Friday, April 07, 2006

Strong Dissent in Porn-Related Computer Search Case

Two judges on the 9th U.S. Circuit Court of Appeals who are on the liberal and conservative extremes of the court joined forces in strongly dissenting from a court ruling that mere membership in a pornographic Web site containing both legal and illegal porn is enough to authorize the FBI to search a home computer.

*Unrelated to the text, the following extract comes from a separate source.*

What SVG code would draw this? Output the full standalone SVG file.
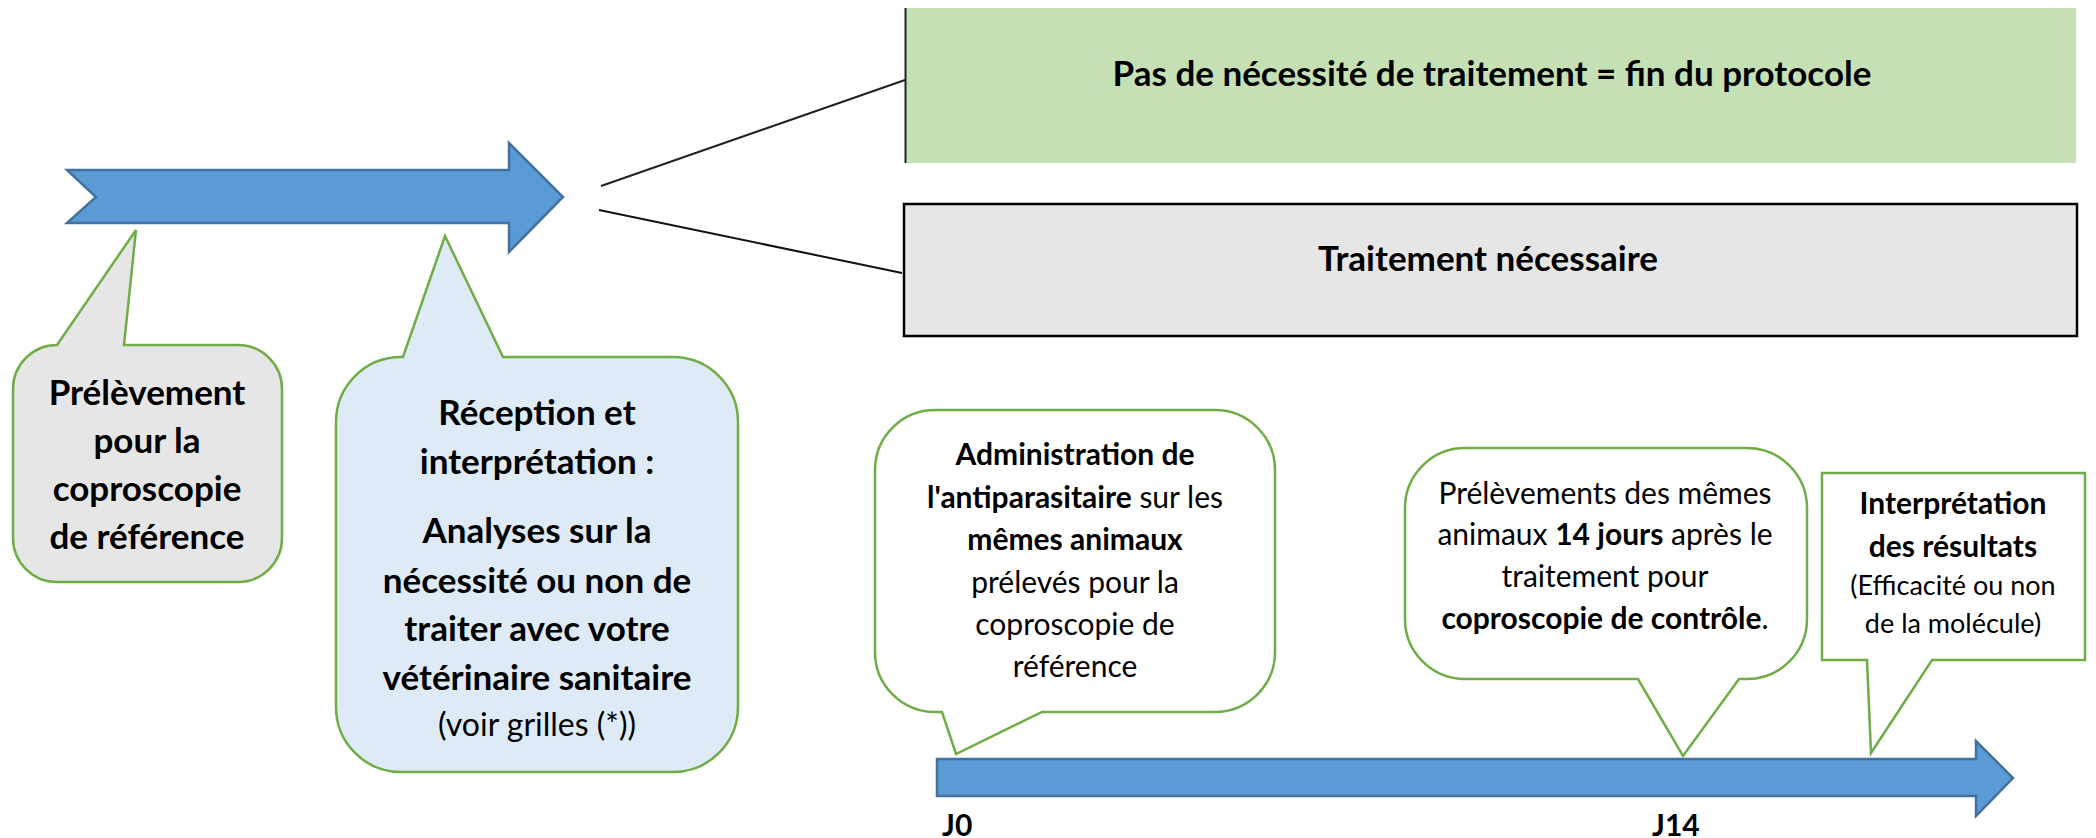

"The majority concludes that the [search warrant] affidavit made out probable cause by assuming that anyone who subscribes to an internet site with both legal and illegal material must collect illegal material from the site," wrote Judge Andrew Kleinfeld, a conservative appointee of President George H.W. Bush.
"This assumption stacks inference upon inference until the conclusion is too weak to support the invasion of privacy entailed by a search warrant," wrote Kleinfeld in the 7-2 decision in U.S. v. Gourde, No. 03-30262.
Colin Fieman, a defense lawyer with the Tacoma, Wash., federal public defender's office, expressed concern about the broader implications of the ruling. "This is the only case I found where the warrant rested exclusively on membership," he said. He called the 9th Circuit's 7-2 majority ruling "troubling," and said he would seek U.S. Supreme Court review.
"I think the key issue that wasn't addressed in the en banc decision was the fact that it was a mixed-content site," Fieman said. "Courts' traditional view is that if a search is based entirely on membership, it has to be an organization with a wholly illegitimate purpose."
In a rare marriage of minds, 9th Circuit Judge Stephen Reinhardt, the appeals court's most liberal voice, dissented along with Kleinfeld, writing: "In this age of increasing government surveillance, lawful and unlawful, and of the retention of all our deeds and thoughts on computers long after we may believe they have been removed, it is important that courts not grow lax in their duty to protect our right to privacy and that they remain vigilant against efforts to weaken our Fourth Amendment protections."
Micah Gourde, 29, of Castle Rock, Wash., paid $19.95 a month for two months' membership in a pornographic Web site, www.lolitagurls.com, which contained pictures of legal adult porn as well as illegal child pornography.
FBI agents raided the owners of the lolitagurls' site in Iowa, confiscated the host computer and prosecuted the owner. They also sought a warrant to search Gourde's computer, arguing that there is a "fair probability" that customers of child pornography Web sites download the illegal images, clearing a path for police searches.
Gourde challenged the warrant based on the Fourth Amendment and sought to suppress more than 100 images of child pornography seized from his home computer.
The majority said that it "neither strains logic nor defies common sense to conclude" that someone who paid for access to a Web site that carries child pornography probably downloaded images.
Assistant U.S. Attorney Janice Freeman in Seattle said the ruling "provides some guidance in the circuit in the context of probable cause for computers and child pornography cases."
She disputed the notion that the majority held that membership alone was sufficient for probable cause, and said that other factors, combined with membership in the site, allowed agents to seek a warrant for further investigation.